**SET EXERCISE**
The lines from the top of the material below through the line containing "LabelList, ReferenceLine, ReferenceArea" are to be printed exactly, with pictures omitted.

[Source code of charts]
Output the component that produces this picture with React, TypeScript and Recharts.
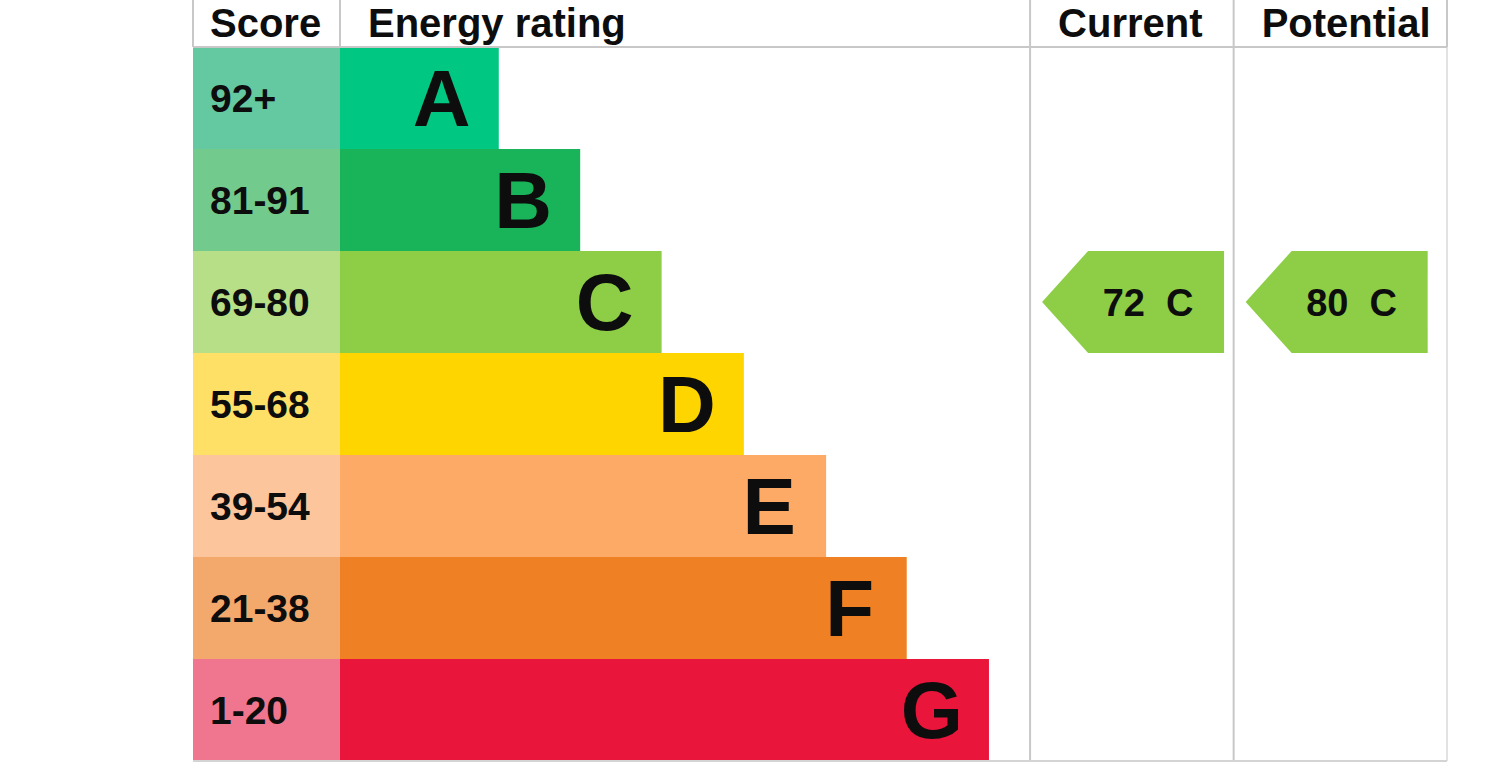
import React from 'react';
import { ComposedChart, Bar, XAxis, YAxis, Cell, LabelList, ReferenceLine, ReferenceArea } from 'recharts';

// energy bands, top to bottom
const bands = ['A', 'B', 'C', 'D', 'E', 'F', 'G'];
const scoreRanges = ['92+', '81-91', '69-80', '55-68', '39-54', '21-38', '1-20'];
const barLengths = [1.95, 2.95, 3.95, 4.96, 5.97, 6.96, 7.97];
const barColors = ['#00c781', '#19b459', '#8dce46', '#ffd500', '#fcaa65', '#ef8023', '#e9153b'];
const scoreColors = ['#64c8a0', '#72ca8d', '#b6df88', '#ffe066', '#fdc59b', '#f3a86c', '#f07690'];

const headers = ['Score', 'Energy rating', 'Current', 'Potential'];
const current = { score: 72, band: 'C' };
const potential = { score: 80, band: 'C' };

// column edges in axis units
const SCORE_END = 1.805;
const RATING_END = 10.28;
const CURRENT_END = 12.78;
const TOTAL = 15.4;
const columnTicks = [0, SCORE_END, RATING_END, CURRENT_END, TOTAL];

const FONT = '"Liberation Sans", Arial, sans-serif';
const LINE = '#c8c8c8';
const INK = '#0d0d0d';

const rows = bands.map((band, i) => ({ band, range: scoreRanges[i], length: barLengths[i] }));

const HeaderTick = (props: any) => {
  const { x, y, payload } = props;
  const i = columnTicks.indexOf(payload.value);
  if (i < 0 || i >= headers.length) return null;
  return (
    <text x={x + (i === 0 ? 17 : 28)} y={y + 37} fontFamily={FONT} fontWeight={700} fontSize={40} fill={INK}>
      {headers[i]}
    </text>
  );
};

const ScoreLabel = (props: any) => {
  const { x, y, height, value } = props;
  return (
    <text x={x + 17} y={y + height / 2 + 14} fontFamily={FONT} fontWeight={700} fontSize={39} fill={INK}>
      {value}
    </text>
  );
};

const LetterLabel = (props: any) => {
  const { x, y, width, height, value } = props;
  return (
    <text x={x + width - 57} y={y + height / 2 + 28} textAnchor="middle" fontFamily={FONT} fontWeight={700} fontSize={80} fill={INK}>
      {value}
    </text>
  );
};

const arrowShape = (rating: { score: number; band: string }) => (props: any) => {
  const { x, y, height } = props;
  const tip = x + 12;
  const end = tip + 182;
  const neck = tip + 46;
  const fill = barColors[bands.indexOf(rating.band)];
  return (
    <g>
      <polygon points={`${tip},${y + height / 2} ${neck},${y} ${end},${y} ${end},${y + height} ${neck},${y + height}`} fill={fill} />
      <text x={tip + 106} y={y + height / 2 + 14} textAnchor="middle" fontFamily={FONT} fontWeight={700} fontSize={38} fill={INK} style={{ whiteSpace: 'pre' }}>
        {`${rating.score}  ${rating.band}`}
      </text>
    </g>
  );
};

export default function App() {
  return (
    <div style={{ position: 'absolute', left: 0, top: 0, background: '#fff' }}>
      <ComposedChart
        width={1500}
        height={779}
        data={rows}
        layout="vertical"
        barCategoryGap={0}
        margin={{ top: 0, right: 53, bottom: 0, left: 193 }}
      >
        <XAxis
          xAxisId="top"
          type="number"
          orientation="top"
          domain={[0, TOTAL]}
          ticks={columnTicks}
          interval={0}
          height={47}
          tickSize={47}
          tickMargin={0}
          tick={<HeaderTick />}
          tickLine={{ stroke: LINE, strokeWidth: 2 }}
          axisLine={{ stroke: LINE, strokeWidth: 2 }}
        />
        <XAxis
          xAxisId="bottom"
          type="number"
          orientation="bottom"
          domain={[0, TOTAL]}
          height={18}
          tick={false}
          tickLine={false}
          axisLine={{ stroke: '#d4d4d4', strokeWidth: 2 }}
        />
        <YAxis type="category" dataKey="band" hide />
        <ReferenceLine xAxisId="top" x={RATING_END} stroke={LINE} strokeWidth={2} />
        <ReferenceLine xAxisId="top" x={CURRENT_END} stroke={LINE} strokeWidth={2} />
        <ReferenceLine xAxisId="top" x={TOTAL} stroke="#e2e2e2" strokeWidth={2} />
        <Bar xAxisId="top" dataKey={() => SCORE_END} stackId="r" isAnimationActive={false}>
          {rows.map((r, i) => (
            <Cell key={`s-${r.band}`} fill={scoreColors[i]} />
          ))}
          <LabelList dataKey="range" content={<ScoreLabel />} />
        </Bar>
        <Bar xAxisId="top" dataKey="length" stackId="r" isAnimationActive={false}>
          {rows.map((r, i) => (
            <Cell key={`b-${r.band}`} fill={barColors[i]} />
          ))}
          <LabelList dataKey="band" content={<LetterLabel />} />
        </Bar>
        <ReferenceArea
          xAxisId="top"
          x1={RATING_END}
          x2={CURRENT_END}
          y1={current.band}
          y2={current.band}
          shape={arrowShape(current)}
        />
        <ReferenceArea
          xAxisId="top"
          x1={CURRENT_END}
          x2={TOTAL}
          y1={potential.band}
          y2={potential.band}
          shape={arrowShape(potential)}
        />
      </ComposedChart>
    </div>
  );
}
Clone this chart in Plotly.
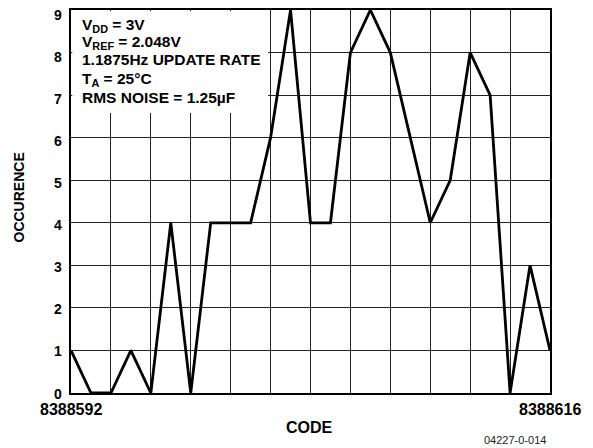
import plotly.graph_objects as go

codes = list(range(8388592, 8388617))
occurrence = [1, 0, 0, 1, 0, 4, 0, 4, 4, 4, 6, 9, 4, 4, 8, 9, 8, 6, 4, 5, 8, 7, 0, 3, 1]
x_tick_vals = list(range(8388592, 8388617, 2))
x_tick_labels = {8388592: "8388592", 8388616: "8388616"}
y_tick_vals = list(range(0, 10))
info_lines = [
    "V<sub>DD</sub> = 3V",
    "V<sub>REF</sub> = 2.048V",
    "1.1875Hz UPDATE RATE",
    "T<sub>A</sub> = 25°C",
    "RMS NOISE = 1.25µF",
]

# page body has an 8px default margin: shrink the figure to compensate
OFF = 8
W, H = 593 - OFF, 448 - OFF
L, R, T, B = 71, 550, 10, 393  # plot area in reference pixels


def px(x):
    return (x - L) / (R - L)


def py(y):
    return (B - y) / (B - T)


FONT = "Liberation Sans, Arial, sans-serif"

fig = go.Figure()
fig.add_trace(go.Scatter(
    x=codes, y=occurrence, mode="lines",
    line=dict(color="black", width=2.8),
    showlegend=False, hoverinfo="skip",
))

fig.update_layout(
    width=W, height=H,
    margin=dict(l=L - OFF, r=593 - R, t=T - OFF, b=448 - B, autoexpand=False),
    paper_bgcolor="white", plot_bgcolor="white",
    font=dict(family=FONT, color="black"),
    xaxis=dict(
        range=[codes[0], codes[-1]],
        tickvals=x_tick_vals, showticklabels=False,
        showgrid=True, gridcolor="#222", gridwidth=1.2,
        showline=True, linecolor="black", linewidth=2, mirror=True,
        ticks="", automargin=False,
        zeroline=False,
    ),
    yaxis=dict(
        range=[0, 9], tickvals=y_tick_vals, showticklabels=False,
        showgrid=True, gridcolor="#222", gridwidth=1.2,
        showline=True, linecolor="black", linewidth=2, mirror=True,
        ticks="", automargin=False,
        zeroline=False,
    ),
    shapes=[dict(
        type="rect", xref="paper", yref="paper",
        x0=px(72.3), x1=px(268), y0=py(113), y1=py(11.3),
        fillcolor="white", line=dict(width=0), layer="above",
    )],
)

annos = []
# y tick labels (sit slightly below their gridlines, as in the reference)
for v in y_tick_vals:
    ylab = 393.5 - v * (393.5 - 14.5) / 9
    annos.append(dict(
        text="<b>%d</b>" % v, xref="paper", yref="paper",
        x=px(64), y=py(ylab), xanchor="right", yanchor="middle",
        showarrow=False, font=dict(size=14, family=FONT, color="black"),
    ))
for val, lab in x_tick_labels.items():
    annos.append(dict(
        text="<b>" + lab + "</b>", xref="x", yref="paper",
        x=val, y=py(409), xanchor="center", yanchor="middle",
        showarrow=False, font=dict(size=16, family=FONT, color="black"),
    ))
line_y = [26, 43, 60, 79, 97]
for txt, yy in zip(info_lines, line_y):
    annos.append(dict(
        text="<b>" + txt + "</b>", xref="paper", yref="paper",
        x=px(80), y=py(yy), xanchor="left", yanchor="middle",
        showarrow=False, font=dict(size=15.5, family=FONT, color="black"),
        align="left",
    ))
annos.append(dict(
    text="<b>OCCURENCE</b>", xref="paper", yref="paper",
    x=px(18.5), y=py(198), xanchor="center", yanchor="middle",
    textangle=-90, showarrow=False, font=dict(size=14, family=FONT),
))
annos.append(dict(
    text="<b>CODE</b>", xref="paper", yref="paper",
    x=px(309), y=py(427), xanchor="center", yanchor="middle",
    showarrow=False, font=dict(size=16, family=FONT),
))
annos.append(dict(
    text="04227-0-014", xref="paper", yref="paper",
    x=px(515), y=py(440), xanchor="center", yanchor="middle",
    showarrow=False, font=dict(size=11, family=FONT, color="#222"),
))
fig.update_layout(annotations=annos)

fig.write_html("out.html")
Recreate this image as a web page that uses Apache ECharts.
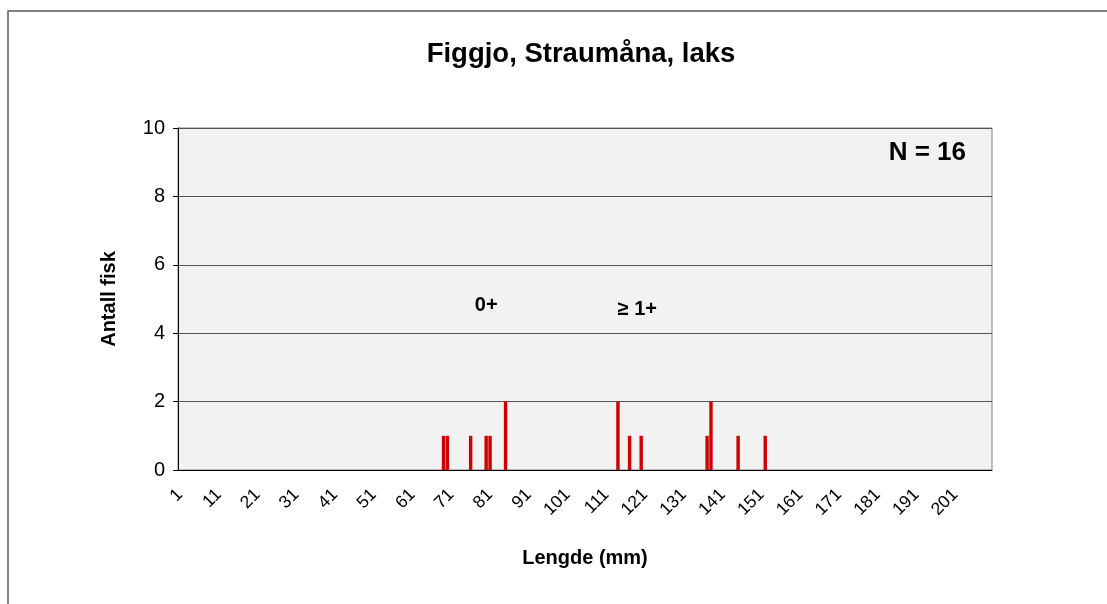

**ANSWER TO THIS EXERCISE**
Output the component that produces this picture with React, TypeScript and Recharts.
import React from 'react';
import { ComposedChart, Bar, XAxis, YAxis, Cell, LabelList, ReferenceLine, ReferenceArea } from 'recharts';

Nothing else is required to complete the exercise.